#### [Directions for this task]
Will you give the material below again, every line exactly as it is?

#### [Data section]
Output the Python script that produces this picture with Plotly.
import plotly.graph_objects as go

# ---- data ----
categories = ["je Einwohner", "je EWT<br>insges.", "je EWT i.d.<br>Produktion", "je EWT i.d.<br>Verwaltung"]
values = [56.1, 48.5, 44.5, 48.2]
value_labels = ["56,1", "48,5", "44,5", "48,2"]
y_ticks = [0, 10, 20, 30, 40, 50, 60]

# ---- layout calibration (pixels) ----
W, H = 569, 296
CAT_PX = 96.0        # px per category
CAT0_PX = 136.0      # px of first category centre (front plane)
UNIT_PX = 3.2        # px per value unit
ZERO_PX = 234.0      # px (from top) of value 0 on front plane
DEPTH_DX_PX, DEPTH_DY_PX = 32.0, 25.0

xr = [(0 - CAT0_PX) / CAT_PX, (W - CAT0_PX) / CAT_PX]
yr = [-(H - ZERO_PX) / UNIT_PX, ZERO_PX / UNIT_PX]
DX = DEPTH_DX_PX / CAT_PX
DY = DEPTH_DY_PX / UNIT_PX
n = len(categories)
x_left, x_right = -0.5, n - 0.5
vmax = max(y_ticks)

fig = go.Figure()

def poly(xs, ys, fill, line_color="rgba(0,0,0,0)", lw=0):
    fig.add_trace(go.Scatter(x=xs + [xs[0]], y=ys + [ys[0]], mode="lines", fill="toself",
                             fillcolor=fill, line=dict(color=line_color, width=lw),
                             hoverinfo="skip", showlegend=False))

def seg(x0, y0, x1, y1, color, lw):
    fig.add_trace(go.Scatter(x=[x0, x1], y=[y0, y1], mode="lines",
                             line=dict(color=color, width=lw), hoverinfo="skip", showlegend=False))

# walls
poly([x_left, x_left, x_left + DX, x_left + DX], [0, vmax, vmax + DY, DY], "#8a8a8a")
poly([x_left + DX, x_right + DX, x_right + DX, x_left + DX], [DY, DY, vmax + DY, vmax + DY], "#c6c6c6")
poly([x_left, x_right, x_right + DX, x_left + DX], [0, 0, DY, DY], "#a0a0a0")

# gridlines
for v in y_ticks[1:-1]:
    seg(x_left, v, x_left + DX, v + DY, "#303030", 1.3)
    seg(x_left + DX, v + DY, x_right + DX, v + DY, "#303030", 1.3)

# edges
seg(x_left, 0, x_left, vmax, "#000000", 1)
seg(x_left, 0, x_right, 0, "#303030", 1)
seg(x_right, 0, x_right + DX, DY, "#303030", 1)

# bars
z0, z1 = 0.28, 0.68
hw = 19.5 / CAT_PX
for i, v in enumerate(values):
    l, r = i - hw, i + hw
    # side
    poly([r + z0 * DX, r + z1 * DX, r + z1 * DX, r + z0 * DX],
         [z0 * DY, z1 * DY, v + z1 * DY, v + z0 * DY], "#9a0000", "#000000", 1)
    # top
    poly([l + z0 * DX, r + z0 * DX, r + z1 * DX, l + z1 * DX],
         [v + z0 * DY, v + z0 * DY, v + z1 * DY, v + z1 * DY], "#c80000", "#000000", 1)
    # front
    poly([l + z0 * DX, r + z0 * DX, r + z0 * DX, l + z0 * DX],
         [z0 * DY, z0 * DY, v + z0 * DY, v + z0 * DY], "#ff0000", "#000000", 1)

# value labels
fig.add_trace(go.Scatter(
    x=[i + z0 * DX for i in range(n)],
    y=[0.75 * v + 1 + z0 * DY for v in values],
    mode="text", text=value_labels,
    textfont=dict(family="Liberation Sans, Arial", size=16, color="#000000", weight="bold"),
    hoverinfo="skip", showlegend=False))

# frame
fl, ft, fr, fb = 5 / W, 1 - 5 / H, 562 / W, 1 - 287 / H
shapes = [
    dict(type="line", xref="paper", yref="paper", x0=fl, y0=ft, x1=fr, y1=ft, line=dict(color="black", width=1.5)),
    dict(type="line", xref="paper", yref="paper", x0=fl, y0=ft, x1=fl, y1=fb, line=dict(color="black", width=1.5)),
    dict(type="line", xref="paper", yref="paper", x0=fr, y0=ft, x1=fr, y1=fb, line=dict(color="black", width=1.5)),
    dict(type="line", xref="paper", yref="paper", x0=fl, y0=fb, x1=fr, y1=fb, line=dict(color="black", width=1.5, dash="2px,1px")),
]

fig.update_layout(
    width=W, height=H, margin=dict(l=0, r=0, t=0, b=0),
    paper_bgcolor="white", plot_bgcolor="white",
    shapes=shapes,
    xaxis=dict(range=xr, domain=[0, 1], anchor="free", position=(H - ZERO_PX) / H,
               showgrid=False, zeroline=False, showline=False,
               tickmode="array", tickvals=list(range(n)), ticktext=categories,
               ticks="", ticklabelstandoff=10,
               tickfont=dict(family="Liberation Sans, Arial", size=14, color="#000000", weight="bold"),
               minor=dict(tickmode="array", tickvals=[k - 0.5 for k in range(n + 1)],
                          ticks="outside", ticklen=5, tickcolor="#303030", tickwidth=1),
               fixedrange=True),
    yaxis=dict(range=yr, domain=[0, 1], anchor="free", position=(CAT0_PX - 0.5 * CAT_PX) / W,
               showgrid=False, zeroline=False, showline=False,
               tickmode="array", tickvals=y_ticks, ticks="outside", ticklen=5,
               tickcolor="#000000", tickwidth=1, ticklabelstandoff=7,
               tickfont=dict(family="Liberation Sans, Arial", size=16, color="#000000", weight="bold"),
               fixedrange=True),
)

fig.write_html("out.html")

#### [Output of the exercise]
Output the Python script that produces this picture with Plotly.
import plotly.graph_objects as go

# ---- data ----
categories = ["je Einwohner", "je EWT<br>insges.", "je EWT i.d.<br>Produktion", "je EWT i.d.<br>Verwaltung"]
values = [56.1, 48.5, 44.5, 48.2]
value_labels = ["56,1", "48,5", "44,5", "48,2"]
y_ticks = [0, 10, 20, 30, 40, 50, 60]

# ---- layout calibration (pixels) ----
W, H = 569, 296
CAT_PX = 96.0        # px per category
CAT0_PX = 136.0      # px of first category centre (front plane)
UNIT_PX = 3.2        # px per value unit
ZERO_PX = 234.0      # px (from top) of value 0 on front plane
DEPTH_DX_PX, DEPTH_DY_PX = 32.0, 25.0

xr = [(0 - CAT0_PX) / CAT_PX, (W - CAT0_PX) / CAT_PX]
yr = [-(H - ZERO_PX) / UNIT_PX, ZERO_PX / UNIT_PX]
DX = DEPTH_DX_PX / CAT_PX
DY = DEPTH_DY_PX / UNIT_PX
n = len(categories)
x_left, x_right = -0.5, n - 0.5
vmax = max(y_ticks)

fig = go.Figure()

def poly(xs, ys, fill, line_color="rgba(0,0,0,0)", lw=0):
    fig.add_trace(go.Scatter(x=xs + [xs[0]], y=ys + [ys[0]], mode="lines", fill="toself",
                             fillcolor=fill, line=dict(color=line_color, width=lw),
                             hoverinfo="skip", showlegend=False))

def seg(x0, y0, x1, y1, color, lw):
    fig.add_trace(go.Scatter(x=[x0, x1], y=[y0, y1], mode="lines",
                             line=dict(color=color, width=lw), hoverinfo="skip", showlegend=False))

# walls
poly([x_left, x_left, x_left + DX, x_left + DX], [0, vmax, vmax + DY, DY], "#8a8a8a")
poly([x_left + DX, x_right + DX, x_right + DX, x_left + DX], [DY, DY, vmax + DY, vmax + DY], "#c6c6c6")
poly([x_left, x_right, x_right + DX, x_left + DX], [0, 0, DY, DY], "#a0a0a0")

# gridlines
for v in y_ticks[1:-1]:
    seg(x_left, v, x_left + DX, v + DY, "#303030", 1.3)
    seg(x_left + DX, v + DY, x_right + DX, v + DY, "#303030", 1.3)

# edges
seg(x_left, 0, x_left, vmax, "#000000", 1)
seg(x_left, 0, x_right, 0, "#303030", 1)
seg(x_right, 0, x_right + DX, DY, "#303030", 1)

# bars
z0, z1 = 0.28, 0.68
hw = 19.5 / CAT_PX
for i, v in enumerate(values):
    l, r = i - hw, i + hw
    # side
    poly([r + z0 * DX, r + z1 * DX, r + z1 * DX, r + z0 * DX],
         [z0 * DY, z1 * DY, v + z1 * DY, v + z0 * DY], "#9a0000", "#000000", 1)
    # top
    poly([l + z0 * DX, r + z0 * DX, r + z1 * DX, l + z1 * DX],
         [v + z0 * DY, v + z0 * DY, v + z1 * DY, v + z1 * DY], "#c80000", "#000000", 1)
    # front
    poly([l + z0 * DX, r + z0 * DX, r + z0 * DX, l + z0 * DX],
         [z0 * DY, z0 * DY, v + z0 * DY, v + z0 * DY], "#ff0000", "#000000", 1)

# value labels
fig.add_trace(go.Scatter(
    x=[i + z0 * DX for i in range(n)],
    y=[0.75 * v + 1 + z0 * DY for v in values],
    mode="text", text=value_labels,
    textfont=dict(family="Liberation Sans, Arial", size=16, color="#000000", weight="bold"),
    hoverinfo="skip", showlegend=False))

# frame
fl, ft, fr, fb = 5 / W, 1 - 5 / H, 562 / W, 1 - 287 / H
shapes = [
    dict(type="line", xref="paper", yref="paper", x0=fl, y0=ft, x1=fr, y1=ft, line=dict(color="black", width=1.5)),
    dict(type="line", xref="paper", yref="paper", x0=fl, y0=ft, x1=fl, y1=fb, line=dict(color="black", width=1.5)),
    dict(type="line", xref="paper", yref="paper", x0=fr, y0=ft, x1=fr, y1=fb, line=dict(color="black", width=1.5)),
    dict(type="line", xref="paper", yref="paper", x0=fl, y0=fb, x1=fr, y1=fb, line=dict(color="black", width=1.5, dash="2px,1px")),
]

fig.update_layout(
    width=W, height=H, margin=dict(l=0, r=0, t=0, b=0),
    paper_bgcolor="white", plot_bgcolor="white",
    shapes=shapes,
    xaxis=dict(range=xr, domain=[0, 1], anchor="free", position=(H - ZERO_PX) / H,
               showgrid=False, zeroline=False, showline=False,
               tickmode="array", tickvals=list(range(n)), ticktext=categories,
               ticks="", ticklabelstandoff=10,
               tickfont=dict(family="Liberation Sans, Arial", size=14, color="#000000", weight="bold"),
               minor=dict(tickmode="array", tickvals=[k - 0.5 for k in range(n + 1)],
                          ticks="outside", ticklen=5, tickcolor="#303030", tickwidth=1),
               fixedrange=True),
    yaxis=dict(range=yr, domain=[0, 1], anchor="free", position=(CAT0_PX - 0.5 * CAT_PX) / W,
               showgrid=False, zeroline=False, showline=False,
               tickmode="array", tickvals=y_ticks, ticks="outside", ticklen=5,
               tickcolor="#000000", tickwidth=1, ticklabelstandoff=7,
               tickfont=dict(family="Liberation Sans, Arial", size=16, color="#000000", weight="bold"),
               fixedrange=True),
)

fig.write_html("out.html")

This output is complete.